--- Dataset content ---

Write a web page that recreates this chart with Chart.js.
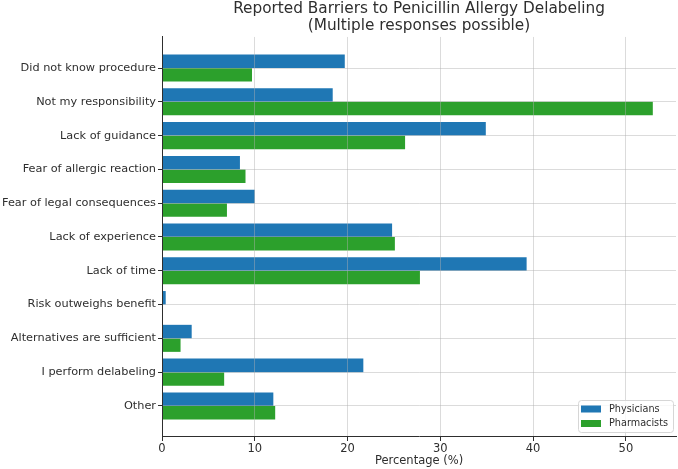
<!DOCTYPE html>
<html>
<head>
<meta charset="utf-8">
<script src="https://cdn.jsdelivr.net/npm/chart.js@4/dist/chart.umd.min.js"></script>
<style>
  body { margin: 0; background: #fff; }
  #wrap { width: 678px; height: 469px; }
</style>
</head>
<body>
<div id="wrap"><canvas id="bars"></canvas></div>
<script>
const categories = [
    'Did not know procedure',
    'Not my responsibility',
    'Lack of guidance',
    'Fear of allergic reaction',
    'Fear of legal consequences',
    'Lack of experience',
    'Lack of time',
    'Risk outweighs benefit',
    'Alternatives are sufficient',
    'I perform delabeling',
    'Other'
];
const physicians = [19.7, 18.4, 34.9, 8.4, 10.0, 24.8, 39.3, 0.4, 3.2, 21.7, 12.0];
const pharmacists = [9.7, 52.9, 26.2, 9.0, 7.0, 25.1, 27.8, 0, 2.0, 6.7, 12.2];
const xTicks = [0, 10, 20, 30, 40, 50];

const textColor = '#2e2e2e';
const gridColor = 'rgba(176,176,176,0.45)';

// leyenda dentro del area, abajo a la derecha
const insideLegend = {
    id: 'insideLegend',
    afterDraw(chart) {
        const ctx = chart.ctx;
        const area = chart.chartArea;
        const w = 95, h = 32;
        const x = area.right - 3 - w;
        const y = area.bottom - 5 - h;
        ctx.save();
        ctx.fillStyle = 'rgba(255,255,255,0.8)';
        ctx.strokeStyle = '#d6d6d6';
        ctx.lineWidth = 1;
        ctx.beginPath();
        ctx.roundRect(x + 0.5, y + 0.5, w, h, 3);
        ctx.fill();
        ctx.stroke();
        ctx.font = '9.7px "DejaVu Sans"';
        ctx.textBaseline = 'middle';
        chart.data.datasets.forEach((ds, i) => {
            const cy = y + 9 + i * 14.5;
            ctx.fillStyle = ds.backgroundColor;
            ctx.fillRect(x + 3, cy - 3.5, 20, 7);
            ctx.fillStyle = textColor;
            ctx.fillText(ds.label, x + 31, cy);
        });
        ctx.restore();
    }
};

const gridOpts = {
    z: 1,
    offset: false,
    color: gridColor,
    borderDash: [2.5, 2],
    tickColor: textColor,
    tickBorderDash: [],
    tickLength: 4
};

document.addEventListener('DOMContentLoaded', function() {
    const barsCtx = document.getElementById('bars');

    const barConfig = {
        type: 'bar',
        data: {
            datasets: [{
                label: 'Physicians',
                backgroundColor: '#1f77b4',
                data: physicians.map((v, i) => ({ x: v, y: i })),
            }, {
                label: 'Pharmacists',
                backgroundColor: '#2ca02c',
                data: pharmacists.map((v, i) => ({ x: v, y: i })),
            }]
        },
        options: {
            indexAxis: 'y',
            responsive: true,
            maintainAspectRatio: false,
            animation: false,
            layout: { padding: { left: 0, right: 2, top: 0, bottom: 0 } },
            datasets: {
                bar: { categoryPercentage: 0.8, barPercentage: 1.0 }
            },
            plugins: {
                legend: { display: false },
                tooltip: { enabled: false },
                title: {
                    display: true,
                    fullSize: false,
                    text: ['Reported Barriers to Penicillin Allergy Delabeling', '(Multiple responses possible)'],
                    color: textColor,
                    font: { family: 'DejaVu Sans', size: 15.3, weight: 'normal', lineHeight: 1.1 },
                    padding: { top: 1, bottom: 2.3 }
                }
            },
            scales: {
                x: {
                    type: 'linear',
                    offset: false,
                    min: 0,
                    max: 55.4,
                    afterFit: (scale) => { scale.height = 32; },
                    afterBuildTicks: (scale) => { scale.ticks = xTicks.map(v => ({ value: v })); },
                    grid: gridOpts,
                    border: { display: true, color: textColor, width: 1, z: 2 },
                    ticks: {
                        color: textColor,
                        padding: 1,
                        font: { family: 'DejaVu Sans', size: 11.5 }
                    },
                    title: {
                        display: true,
                        text: 'Percentage (%)',
                        color: textColor,
                        font: { family: 'DejaVu Sans', size: 11.5 },
                        padding: { top: 0, bottom: 1 }
                    }
                },
                y: {
                    type: 'linear',
                    offset: false,
                    reverse: true,
                    min: -0.92,
                    max: 10.92,
                    afterFit: (scale) => { scale.width = 162; },
                    afterBuildTicks: (scale) => { scale.ticks = categories.map((c, i) => ({ value: i })); },
                    grid: gridOpts,
                    border: { display: true, color: textColor, width: 1, z: 2 },
                    ticks: {
                        color: textColor,
                        padding: 2,
                        font: { family: 'DejaVu Sans', size: 11.3 },
                        callback: (v) => categories[v]
                    }
                }
            }
        },
        plugins: [insideLegend]
    };

    window.myBar = new Chart(barsCtx, barConfig);
});
</script>
</body>
</html>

--- Instructions to follow ---
Set the lines above down again, word for word, from the first through the one containing "const barsCtx = document.getElementById('bars');"; pictures excluded.

--- Complete response ---
Write a web page that recreates this chart with Chart.js.
<!DOCTYPE html>
<html>
<head>
<meta charset="utf-8">
<script src="https://cdn.jsdelivr.net/npm/chart.js@4/dist/chart.umd.min.js"></script>
<style>
  body { margin: 0; background: #fff; }
  #wrap { width: 678px; height: 469px; }
</style>
</head>
<body>
<div id="wrap"><canvas id="bars"></canvas></div>
<script>
const categories = [
    'Did not know procedure',
    'Not my responsibility',
    'Lack of guidance',
    'Fear of allergic reaction',
    'Fear of legal consequences',
    'Lack of experience',
    'Lack of time',
    'Risk outweighs benefit',
    'Alternatives are sufficient',
    'I perform delabeling',
    'Other'
];
const physicians = [19.7, 18.4, 34.9, 8.4, 10.0, 24.8, 39.3, 0.4, 3.2, 21.7, 12.0];
const pharmacists = [9.7, 52.9, 26.2, 9.0, 7.0, 25.1, 27.8, 0, 2.0, 6.7, 12.2];
const xTicks = [0, 10, 20, 30, 40, 50];

const textColor = '#2e2e2e';
const gridColor = 'rgba(176,176,176,0.45)';

// leyenda dentro del area, abajo a la derecha
const insideLegend = {
    id: 'insideLegend',
    afterDraw(chart) {
        const ctx = chart.ctx;
        const area = chart.chartArea;
        const w = 95, h = 32;
        const x = area.right - 3 - w;
        const y = area.bottom - 5 - h;
        ctx.save();
        ctx.fillStyle = 'rgba(255,255,255,0.8)';
        ctx.strokeStyle = '#d6d6d6';
        ctx.lineWidth = 1;
        ctx.beginPath();
        ctx.roundRect(x + 0.5, y + 0.5, w, h, 3);
        ctx.fill();
        ctx.stroke();
        ctx.font = '9.7px "DejaVu Sans"';
        ctx.textBaseline = 'middle';
        chart.data.datasets.forEach((ds, i) => {
            const cy = y + 9 + i * 14.5;
            ctx.fillStyle = ds.backgroundColor;
            ctx.fillRect(x + 3, cy - 3.5, 20, 7);
            ctx.fillStyle = textColor;
            ctx.fillText(ds.label, x + 31, cy);
        });
        ctx.restore();
    }
};

const gridOpts = {
    z: 1,
    offset: false,
    color: gridColor,
    borderDash: [2.5, 2],
    tickColor: textColor,
    tickBorderDash: [],
    tickLength: 4
};

document.addEventListener('DOMContentLoaded', function() {
    const barsCtx = document.getElementById('bars');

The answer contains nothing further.